Oil and gas exploration company LLOG, based in Covington, Louisiana, operates in the depths of the Gulf of Mexico off the Louisiana border. Despite the company’s relatively small size among oil and gas industry giants, LLOG is the fifth largest operator in the Gulf. The company’s success rate of drilling exploratory wells is 70%, compared to an industry average of approximately 35%.
In 2012, LLOG wanted to achieve production from multiple discoveries in the Gulf of Mexico’s Mississippi Canyon protraction area as quickly as possible. The company developed an unheard-of timeline of just three years to build a new, automated floating production system (FPS) in the deep water off the Gulf of Mexico.
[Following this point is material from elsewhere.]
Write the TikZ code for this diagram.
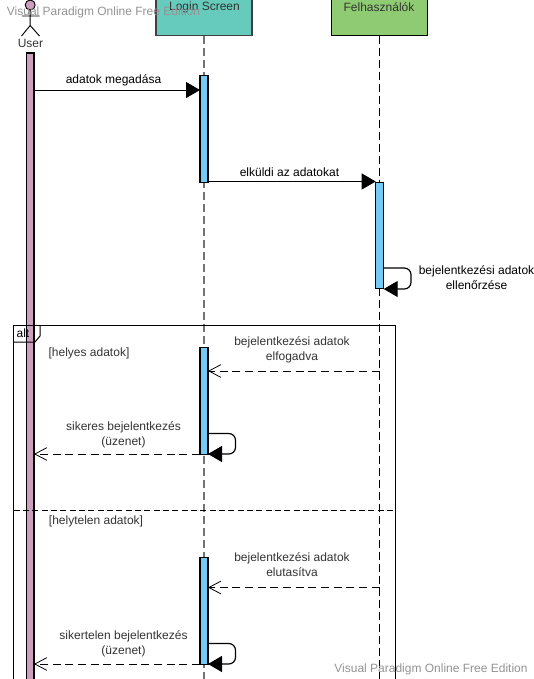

At this time, the company had one successful FPS, called “Who Dat,” producing from nine wells. LLOG studied the underwater landscape, negotiated a final agreement, and began construction of a new FPS, known as the Delta House FPS, to act as a hub in the Mississippi Canyon.
Short Timeline, Unique Challenges
With just 36 months to complete design, implementation and drill, LLOG required an accelerated build schedule. Beginning engineering work prior to oil discovery in the area facilitated the fast schedule.
This early engineering was a bold endeavor, but a leap LLOG was willing to take given the company’s higher-than-average success rate and large prospect inventory. LLOG also was comfortable that the new design could accommodate a range of possible oil characteristics.
A typical deepwater approach for new-drill FPSs includes oil discovery, identification of well locations, a front-end engineering and design (FEED) study, a bid for production FPS types, then detail design and, only then, can construction begin. This traditional approach typically takes several years before the first drop of oil is produced from a well. The unique timeline for the new Delta House FPS was far more compressed.